* **Written request**:
Locate the string "this" in the listing below. Copy every line where it is found.

* **Dataset records**:
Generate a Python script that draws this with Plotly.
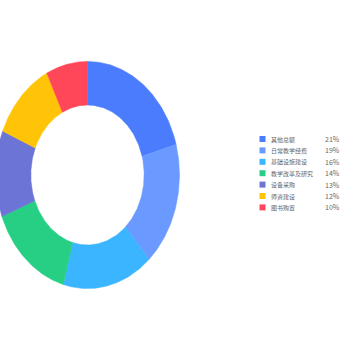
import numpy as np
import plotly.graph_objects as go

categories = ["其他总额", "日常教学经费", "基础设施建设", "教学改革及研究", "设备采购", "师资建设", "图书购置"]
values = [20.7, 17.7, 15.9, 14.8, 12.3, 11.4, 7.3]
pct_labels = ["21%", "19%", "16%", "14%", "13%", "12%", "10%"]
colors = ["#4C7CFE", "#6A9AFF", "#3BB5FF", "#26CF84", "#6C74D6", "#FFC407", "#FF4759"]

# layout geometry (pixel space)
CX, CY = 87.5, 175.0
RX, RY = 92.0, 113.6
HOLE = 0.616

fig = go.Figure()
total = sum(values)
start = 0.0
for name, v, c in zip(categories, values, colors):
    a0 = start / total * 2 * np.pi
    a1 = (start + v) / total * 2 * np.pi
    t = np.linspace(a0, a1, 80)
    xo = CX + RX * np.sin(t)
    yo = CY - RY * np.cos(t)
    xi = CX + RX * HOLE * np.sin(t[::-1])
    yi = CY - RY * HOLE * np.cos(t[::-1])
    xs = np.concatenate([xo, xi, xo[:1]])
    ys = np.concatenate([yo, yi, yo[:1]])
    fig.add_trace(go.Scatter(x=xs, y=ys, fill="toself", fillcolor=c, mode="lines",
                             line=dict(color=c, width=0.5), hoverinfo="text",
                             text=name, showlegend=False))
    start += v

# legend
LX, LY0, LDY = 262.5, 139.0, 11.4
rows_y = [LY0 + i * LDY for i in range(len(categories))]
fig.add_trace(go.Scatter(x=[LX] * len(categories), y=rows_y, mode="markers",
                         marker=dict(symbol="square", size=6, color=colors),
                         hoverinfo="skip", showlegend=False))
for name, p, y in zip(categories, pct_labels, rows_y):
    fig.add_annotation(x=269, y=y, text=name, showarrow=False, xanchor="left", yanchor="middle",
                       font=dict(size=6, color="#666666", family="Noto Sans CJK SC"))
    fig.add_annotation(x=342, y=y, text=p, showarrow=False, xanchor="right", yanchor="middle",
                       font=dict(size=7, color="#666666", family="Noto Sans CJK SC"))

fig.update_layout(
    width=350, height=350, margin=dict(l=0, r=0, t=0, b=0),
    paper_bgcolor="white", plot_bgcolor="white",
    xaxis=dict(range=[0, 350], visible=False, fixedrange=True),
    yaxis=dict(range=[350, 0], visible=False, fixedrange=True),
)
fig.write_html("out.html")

---

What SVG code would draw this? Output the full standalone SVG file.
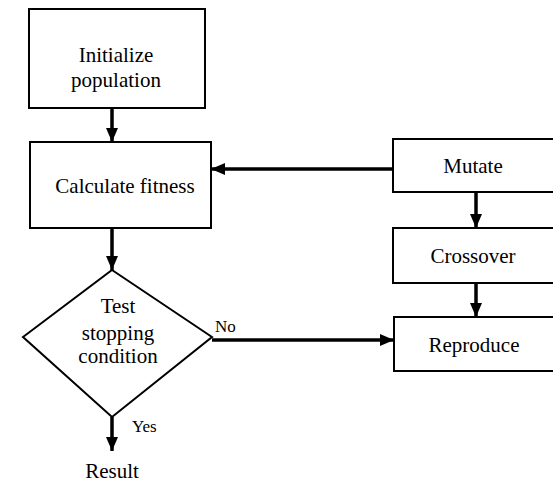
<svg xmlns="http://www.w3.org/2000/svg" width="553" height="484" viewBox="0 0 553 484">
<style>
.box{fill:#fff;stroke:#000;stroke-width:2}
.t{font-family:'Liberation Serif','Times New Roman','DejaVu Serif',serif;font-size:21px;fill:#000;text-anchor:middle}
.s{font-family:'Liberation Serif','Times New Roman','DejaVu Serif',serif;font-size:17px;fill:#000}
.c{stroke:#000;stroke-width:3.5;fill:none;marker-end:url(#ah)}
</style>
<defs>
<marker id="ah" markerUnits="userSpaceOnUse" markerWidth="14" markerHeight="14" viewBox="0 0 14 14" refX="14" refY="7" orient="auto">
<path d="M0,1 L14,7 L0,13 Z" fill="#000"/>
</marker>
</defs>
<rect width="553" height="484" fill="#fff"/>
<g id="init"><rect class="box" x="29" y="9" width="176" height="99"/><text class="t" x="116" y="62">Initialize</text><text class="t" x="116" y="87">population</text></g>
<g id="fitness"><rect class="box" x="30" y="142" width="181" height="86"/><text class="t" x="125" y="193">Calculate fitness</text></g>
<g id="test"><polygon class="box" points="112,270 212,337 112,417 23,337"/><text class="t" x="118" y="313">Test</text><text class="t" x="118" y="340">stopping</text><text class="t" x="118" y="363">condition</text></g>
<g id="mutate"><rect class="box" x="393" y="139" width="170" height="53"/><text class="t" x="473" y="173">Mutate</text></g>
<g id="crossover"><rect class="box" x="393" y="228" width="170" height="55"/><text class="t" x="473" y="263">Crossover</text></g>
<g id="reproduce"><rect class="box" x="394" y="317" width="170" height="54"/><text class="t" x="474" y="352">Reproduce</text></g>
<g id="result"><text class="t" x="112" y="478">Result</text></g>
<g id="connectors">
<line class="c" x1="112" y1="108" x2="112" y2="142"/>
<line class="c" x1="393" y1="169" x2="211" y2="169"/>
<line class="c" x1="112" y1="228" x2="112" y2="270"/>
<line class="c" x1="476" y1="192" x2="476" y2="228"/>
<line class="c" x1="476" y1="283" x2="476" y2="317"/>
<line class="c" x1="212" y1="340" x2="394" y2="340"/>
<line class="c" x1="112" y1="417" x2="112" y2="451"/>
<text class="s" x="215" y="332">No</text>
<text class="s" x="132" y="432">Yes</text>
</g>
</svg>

* **The output**:
Generate a Python script that draws this with Plotly.
What SVG code would draw this? Output the full standalone SVG file.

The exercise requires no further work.